Hay un último llamado: un funcionario de seguridad municipal sorprendió a un conductor que se pasó dos luces rojas cerca del Parque Intercomunal. Gómez y Magaña salen de nuevo y llegan hasta el auto en calle Samoa. El conductor detenido es alto, rubio, de 26 años. Magaña le pregunta qué pasó.

—Me psicosié. Por la situación nacional, supongo. Vi que alguien me seguía y pensé que podían ser narcos.

El que lo seguía era el vigilante municipal.

—Yo estudié Economía. Estoy titulado. Me despidieron ayer. Pensé mal, no estoy manejando la situación.

Magaña le pregunta cuánto tomó.

—Dos cervezas.

Luego de eso, el conductor es llevado a la comisaría. Una vez allá, Gómez le toma el alcotest. Pero el tipo no puede. En tres intentos no logra soplar lo suficientemente fuerte.

Lo intenta una vez más y sopla fuerte por la bombilla hasta que suena un pito.

—Ahí me gustaste —dice el cabo.

La pantalla del alcotest dice “ESPERE”. Son varios segundos. Gómez lo mira, abre los ojos.

La pantalla cambia. Indica en números grandes 1,88 gramos de alcohol en la sangre. Con más de 0,3 una persona queda inhabilitada para manejar.

Magaña le dice que está detenido. Le explica los cargos y sus derechos. Mientras avanza el papeleo, Gómez se lo lleva al servicio de salud para que le hagan el examen de sangre que confirme el resultado. Alrededor de las 7:00 de la mañana lo sientan frente a Magaña, que escribe en el computador el relato de los hechos. Cada tanto, el tipo lo interrumpe.

—¿Desde qué hora está trabajando?

Magaña le dice que desde las 22:00 horas.

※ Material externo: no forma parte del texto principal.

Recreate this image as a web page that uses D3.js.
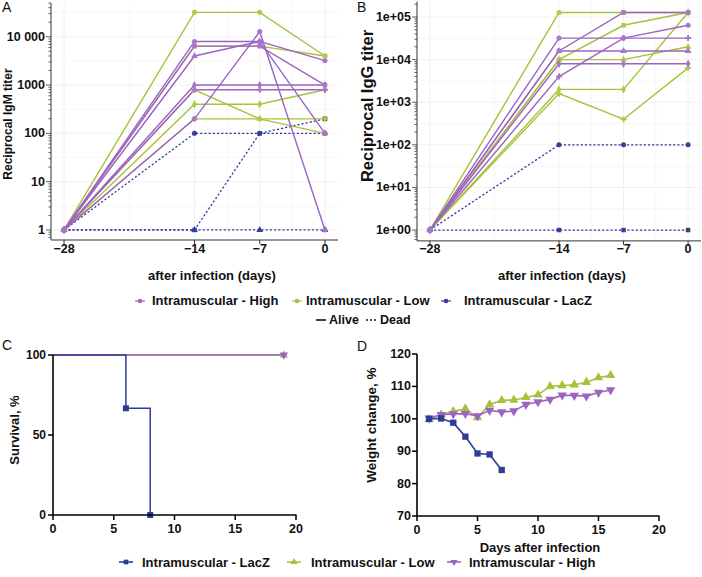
<!DOCTYPE html>
<html><head><meta charset="utf-8">
<script src="https://cdn.jsdelivr.net/npm/d3@7"></script>
<style>
body{margin:0;background:#fff}
text{font-family:"Liberation Sans",Arial,sans-serif}
</style>
</head><body>
<svg id="c" width="702" height="577"></svg>
<script>
// ---------- DATA ----------
const titerDays = [-28, -14, -7, 0];
// Panel A: reciprocal IgM titer per mouse
const igmHigh = [
  [1, 8000, 8000, 3200],
  [1, 6400, 6400, 1000],
  [1, 4000, 8000, 100],
  [1, 1000, 1000, 1000],
  [1, 800, 800, 800],
  [1, 200, 12800, 1]
];
const igmLow = [
  [1, 32000, 32000, 4000],
  [1, 6400, 6400, 4000],
  [1, 800, 200, 100],
  [1, 400, 400, 800],
  [1, 200, 200, 200]
];
const igmLacZ = [
  [1, 100, 100, 100],
  [1, 1, 100, 200],
  [1, 1, 1, 1]
];
// Panel B: reciprocal IgG titer per mouse
const iggHigh = [
  [1, 32000, 32000, 64000],
  [1, 16000, 128000, 128000],
  [1, 16000, 16000, 16000],
  [1, 8000, 8000, 8000],
  [1, 4000, 32000, 32000]
];
const iggLow = [
  [1, 128000, 128000, 128000],
  [1, 10000, 64000, 128000],
  [1, 10000, 10000, 20000],
  [1, 2000, 2000, 128000],
  [1, 1600, 400, 6400]
];
const iggLacZ = [
  [1, 100, 100, 100],
  [1, 1, 1, 1]
];
const igmTicks = [1, 10, 100, 1000, 10000];
const igmTickLabels = ["1", "10", "100", "1000", "10 000"];
const iggTicks = [1, 10, 100, 1000, 10000, 100000];
const iggTickLabels = ["1e+00", "1e+01", "1e+02", "1e+03", "1e+04", "1e+05"];

// Panel C: survival
const survLacZDays = [0, 6, 8];
const survLacZ = [100, 66.7, 0];
const survLowDays = [0, 19];
const survLow = [100, 100];
const survHighDays = [0, 19];
const survHigh = [100, 100];

// Panel D: weight change
const weightDays = [1,2,3,4,5,6,7,8,9,10,11,12,13,14,15,16];
const weightLacZ = [100, 100.1, 98.8, 94.5, 89.3, 89.0, 84.2];
const weightLow = [99.8, 101.3, 102.3, 103.1, 100.4, 104.4, 105.7, 105.8, 106.6, 107.4, 110.0, 110.3, 110.5, 111.3, 112.7, 113.4];
const weightHigh = [100.2, 101.3, 101.5, 101.6, 100.9, 102.6, 102.1, 102.4, 104.4, 105.2, 106.0, 107.3, 107.2, 107.0, 108.1, 108.9];

const groupNames = ["Intramuscular - High", "Intramuscular - Low", "Intramuscular - LacZ"];

// ---------- STYLE ----------
const PURPLE = "#9d63c3", GREEN = "#a6c23b", BLUE = "#2e3c98";
const PURPLE_M = "#a874cc", GREEN_M = "#b0c94a", BLUE_M = "#34409c";
const FONT = '"Liberation Sans", Arial, sans-serif';
const svg = d3.select("#c");

function txt(x, y, s, size, opts = {}) {
  const t = svg.append("text").attr("x", x).attr("y", y).text(s)
    .attr("font-size", size).attr("font-weight", opts.weight || "bold")
    .attr("fill", opts.fill || "#111")
    .attr("text-anchor", opts.anchor || "start")
    .attr("dominant-baseline", opts.baseline || "central");
  if (opts.rotate) t.attr("transform", `rotate(-90 ${x} ${y})`);
  return t;
}

const markShapes = [d3.symbolCircle, d3.symbolSquare, d3.symbolTriangle, d3.symbolDiamond, d3.symbolCross, d3.symbolCircle];

function drawTiter(p) {
  const g = svg.append("g");
  const x = d3.scaleLinear().domain(p.xDomain).range(p.xRange);
  const y = d3.scaleLog().domain(p.yDomain).range(p.yRange);
  const [xl, xr] = p.xRange, [yb, yt] = p.yRange;
  // grid (major + minor, very faint)
  const ld = d3.range(Math.floor(Math.log10(p.yDomain[0])), Math.ceil(Math.log10(p.yDomain[1])) + 1);
  ld.forEach(d => {
    const mv = Math.pow(10, d + 0.5);
    if (mv > p.yDomain[0] && mv < p.yDomain[1])
      g.append("line").attr("x1", xl).attr("x2", xr).attr("y1", y(mv)).attr("y2", y(mv)).attr("stroke", "#f2f2f2").attr("stroke-width", 0.6);
  });
  p.yTicks.forEach(v => g.append("line").attr("x1", xl).attr("x2", xr).attr("y1", y(v)).attr("y2", y(v)).attr("stroke", "#ebebeb").attr("stroke-width", 0.7));
  [-21, -10.5, -3.5].forEach(v => g.append("line").attr("x1", x(v)).attr("x2", x(v)).attr("y1", yb).attr("y2", yt).attr("stroke", "#f2f2f2").attr("stroke-width", 0.6));
  titerDays.forEach(v => g.append("line").attr("x1", x(v)).attr("x2", x(v)).attr("y1", yb).attr("y2", yt).attr("stroke", "#ebebeb").attr("stroke-width", 0.7));

  // lines
  const line = d3.line().x((d, i) => x(titerDays[i])).y(d => y(d));
  p.groups.forEach(gr => gr.data.forEach(vals => {
    g.append("path").attr("d", line(vals)).attr("fill", "none")
      .attr("stroke", gr.color).attr("stroke-width", gr.dashed ? 1.3 : 1.4)
      .attr("stroke-dasharray", gr.dashed ? "2.2,2" : null);
  }));
  // markers
  p.groups.forEach(gr => gr.data.forEach((vals, k) => {
    const sym = d3.symbol().type(markShapes[k % markShapes.length]).size(20);
    vals.forEach((v, i) => {
      g.append("path").attr("d", sym()).attr("transform", `translate(${x(titerDays[i])},${y(v)})`)
        .attr("fill", (gr.dashed && k === 1 && i === 3) ? "#3c3f6e" : gr.mark);
    });
  }));

  // axes
  const ax = svg.append("g");
  ax.append("line").attr("x1", xl).attr("x2", xl).attr("y1", yb).attr("y2", yt).attr("stroke", "#333").attr("stroke-width", 1);
  ax.append("line").attr("x1", xl).attr("x2", xr).attr("y1", yb).attr("y2", yb).attr("stroke", "#333").attr("stroke-width", 1);
  // log minor ticks
  ld.forEach(d => {
    for (let k = 1; k <= 9; k++) {
      const v = k * Math.pow(10, d);
      if (v < p.yDomain[0] || v > p.yDomain[1]) continue;
      const len = k === 1 ? 5 : 2.5;
      ax.append("line").attr("x1", xl - len).attr("x2", xl).attr("y1", y(v)).attr("y2", y(v)).attr("stroke", "#333").attr("stroke-width", 0.8);
    }
  });
  p.yTicks.forEach((v, i) => txt(xl - 6, y(v), p.yLabels[i], 12.5, { anchor: "end" }));
  titerDays.forEach(v => {
    ax.append("line").attr("x1", x(v)).attr("x2", x(v)).attr("y1", yb).attr("y2", yb + 4).attr("stroke", "#333");
    txt(x(v), yb + 8.5, v < 0 ? "\u2212" + Math.abs(v) : String(v), 12.5, { anchor: "middle" });
  });
  txt(p.xTitlePos[0], p.xTitlePos[1], "after infection (days)", 13, { anchor: "middle" });
  txt(p.yTitlePos[0], p.yTitlePos[1], p.yTitle, p.yTitleSize, { anchor: "middle", rotate: true });
}

drawTiter({
  xDomain: [-29.4, 1.4], xRange: [51, 338],
  yDomain: [Math.pow(10, -0.2076), Math.pow(10, 4.699)], yRange: [240, 3],
  yTicks: igmTicks, yLabels: igmTickLabels,
  groups: [
    { data: igmLacZ, color: BLUE, mark: BLUE_M, dashed: true },
    { data: igmLow, color: GREEN, mark: GREEN_M },
    { data: igmHigh, color: PURPLE, mark: PURPLE_M }
  ],
  xTitlePos: [212, 275], yTitlePos: [8, 124], yTitle: "Reciprocal IgM titer", yTitleSize: 12
});
drawTiter({
  xDomain: [-29.4, 1.4], xRange: [417, 701],
  yDomain: [Math.pow(10, -0.255), Math.pow(10, 5.362)], yRange: [240.9, 1.6],
  yTicks: iggTicks, yLabels: iggTickLabels,
  groups: [
    { data: iggLacZ, color: BLUE, mark: BLUE_M, dashed: true },
    { data: iggLow, color: GREEN, mark: GREEN_M },
    { data: iggHigh, color: PURPLE, mark: PURPLE_M }
  ],
  xTitlePos: [562, 275], yTitlePos: [367, 106], yTitle: "Reciprocal IgG titer", yTitleSize: 16.5
});

// panel letters
txt(2, 12, "A", 14, { weight: "normal", baseline: "alphabetic" });
txt(357, 12, "B", 14, { weight: "normal", baseline: "alphabetic" });
txt(2, 350, "C", 14, { weight: "normal", baseline: "alphabetic" });
txt(357, 351, "D", 14, { weight: "normal", baseline: "alphabetic" });

// top legend
const topLeg = [
  { name: groupNames[0], color: PURPLE, cx: 140, tx: 152 },
  { name: groupNames[1], color: GREEN, cx: 297, tx: 306 },
  { name: groupNames[2], color: BLUE, cx: 446, tx: 464 }
];
topLeg.forEach(l => {
  svg.append("line").attr("x1", l.cx - 5).attr("x2", l.cx + 5).attr("y1", 301).attr("y2", 301).attr("stroke", l.color).attr("stroke-width", 1.2);
  svg.append("path").attr("d", d3.symbol().type(d3.symbolCircle).size(16)()).attr("transform", `translate(${l.cx},301)`).attr("fill", l.color);
  txt(l.tx, 300.5, l.name, 13);
});
svg.append("line").attr("x1", 316).attr("x2", 326).attr("y1", 320).attr("y2", 320).attr("stroke", "#111").attr("stroke-width", 1.6);
txt(329, 320, "Alive", 12.5);
svg.append("line").attr("x1", 366).attr("x2", 377).attr("y1", 320).attr("y2", 320).attr("stroke", "#111").attr("stroke-width", 1.6).attr("stroke-dasharray", "2,2");
txt(380, 320, "Dead", 12.5);

// ---------- Panel C ----------
(function () {
  const x = d3.scaleLinear().domain([0, 20]).range([53, 296]);
  const y = d3.scaleLinear().domain([0, 100]).range([515, 355]);
  const g = svg.append("g");
  const step = d3.line().curve(d3.curveStepAfter).x(d => x(d[0])).y(d => y(d[1]));
  const series = [
    { d: d3.zip(survLowDays, survLow), c: GREEN },
    { d: d3.zip(survHighDays, survHigh), c: PURPLE },
    { d: d3.zip(survLacZDays, survLacZ), c: BLUE }
  ];
  series.forEach(s => g.append("path").attr("d", step(s.d)).attr("fill", "none").attr("stroke", s.c).attr("stroke-width", 1.5));
  // markers at events / censoring
  g.append("path").attr("d", d3.symbol().type(d3.symbolTriangle).size(30)()).attr("transform", `translate(${x(survLowDays[1])},${y(survLow[1])})`).attr("fill", GREEN);
  g.append("path").attr("d", d3.symbol().type(d3.symbolTriangle).size(30)()).attr("transform", `translate(${x(survHighDays[1])},${y(survHigh[1])}) rotate(180)`).attr("fill", PURPLE);
  [1, 2].forEach(i => g.append("path").attr("d", d3.symbol().type(d3.symbolSquare).size(36)()).attr("transform", `translate(${x(survLacZDays[i])},${y(survLacZ[i])})`).attr("fill", BLUE));
  // axes
  g.append("line").attr("x1", 53).attr("x2", 53).attr("y1", 355).attr("y2", 515.7).attr("stroke", "#000").attr("stroke-width", 1.6);
  g.append("line").attr("x1", 53).attr("x2", 296.5).attr("y1", 515).attr("y2", 515).attr("stroke", "#000").attr("stroke-width", 1.6);
  [0, 50, 100].forEach(v => {
    g.append("line").attr("x1", 48).attr("x2", 53).attr("y1", y(v)).attr("y2", y(v)).attr("stroke", "#000").attr("stroke-width", 1.5);
    txt(46, y(v), String(v), 12, { anchor: "end" });
  });
  [0, 5, 10, 15, 20].forEach(v => {
    g.append("line").attr("x1", x(v)).attr("x2", x(v)).attr("y1", 515).attr("y2", 520).attr("stroke", "#000").attr("stroke-width", 1.5);
    txt(x(v), 529, String(v), 12.5, { anchor: "middle" });
  });
  txt(14, 430, "Survival, %", 13, { anchor: "middle", rotate: true });
})();

// ---------- Panel D ----------
(function () {
  const x = d3.scaleLinear().domain([0, 20]).range([417, 659]);
  const y = d3.scaleLinear().domain([70, 120]).range([516, 354]);
  const g = svg.append("g");
  const line = d3.line().x((d, i) => x(weightDays[i])).y(d => y(d));
  const series = [
    { v: weightLow, c: GREEN, sym: d3.symbolTriangle, rot: 0, size: 38 },
    { v: weightHigh, c: PURPLE, sym: d3.symbolTriangle, rot: 180, size: 38 },
    { v: weightLacZ, c: BLUE, sym: d3.symbolSquare, rot: 0, size: 40 }
  ];
  series.forEach(s => {
    g.append("path").attr("d", line(s.v)).attr("fill", "none").attr("stroke", s.c).attr("stroke-width", 1.6);
    s.v.forEach((v, i) => g.append("path").attr("d", d3.symbol().type(s.sym).size(s.size)())
      .attr("transform", `translate(${x(weightDays[i])},${y(v)}) rotate(${s.rot})`).attr("fill", s.c));
  });
  g.append("line").attr("x1", 417).attr("x2", 417).attr("y1", 354).attr("y2", 516.7).attr("stroke", "#000").attr("stroke-width", 1.6);
  g.append("line").attr("x1", 417).attr("x2", 659.5).attr("y1", 516).attr("y2", 516).attr("stroke", "#000").attr("stroke-width", 1.6);
  [70, 80, 90, 100, 110, 120].forEach(v => {
    g.append("line").attr("x1", 412).attr("x2", 417).attr("y1", y(v)).attr("y2", y(v)).attr("stroke", "#000").attr("stroke-width", 1.5);
    txt(411, y(v), String(v), 12.5, { anchor: "end" });
  });
  [0, 5, 10, 15, 20].forEach(v => {
    g.append("line").attr("x1", x(v)).attr("x2", x(v)).attr("y1", 516).attr("y2", 521).attr("stroke", "#000").attr("stroke-width", 1.5);
    txt(x(v), 530, String(v), 12.5, { anchor: "middle" });
  });
  txt(540, 547, "Days after infection", 13, { anchor: "middle" });
  txt(371, 425, "Weight change, %", 13.5, { anchor: "middle", rotate: true });
})();

// bottom legend
const botLeg = [
  { name: groupNames[2], color: BLUE, cx: 126, tx: 142, sym: d3.symbolSquare, rot: 0 },
  { name: groupNames[1], color: GREEN, cx: 294, tx: 311, sym: d3.symbolTriangle, rot: 0 },
  { name: groupNames[0], color: PURPLE, cx: 454, tx: 469, sym: d3.symbolTriangle, rot: 180 }
];
botLeg.forEach(l => {
  svg.append("line").attr("x1", l.cx - 7).attr("x2", l.cx + 7).attr("y1", 562).attr("y2", 562).attr("stroke", l.color).attr("stroke-width", 1.6);
  svg.append("path").attr("d", d3.symbol().type(l.sym).size(22)()).attr("transform", `translate(${l.cx},562) rotate(${l.rot})`).attr("fill", l.color);
  txt(l.tx, 562, l.name, 13);
});
</script>
</body></html>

—¿Qué opina usted de las manifestaciones sociales?

—...

—¿Le hacen sentido?

—Sí, pero que no haya daños.

—¿La destrucción no le gusta?

—No.

—A nadie le gusta la destrucción.

Hubo otra noticia hoy. Se publicó el informe que la Oficina del Alto Comisionado de Naciones Unidas para los Derechos Humanos hizo sobre la situación en Chile. Concluyó que las Fuerzas Armadas y Carabineros incumplieron las normas y los estándares internacionales sobre el control de asambleas y uso de la fuerza desde el 18 de octubre. Magaña supo de ese informe: no le acomodó. Dice que “es triste saber que, producto de esta contingencia, han sido lesionadas algunas personas”.

Ese turno del viernes finalizó a las 9:00 horas del sábado para el subteniente. Cuando terminó con el conductor en estado de ebriedad, subió a su pieza en el segundo piso y se acostó en su cama de una plaza, con la foto de su hija a un costado.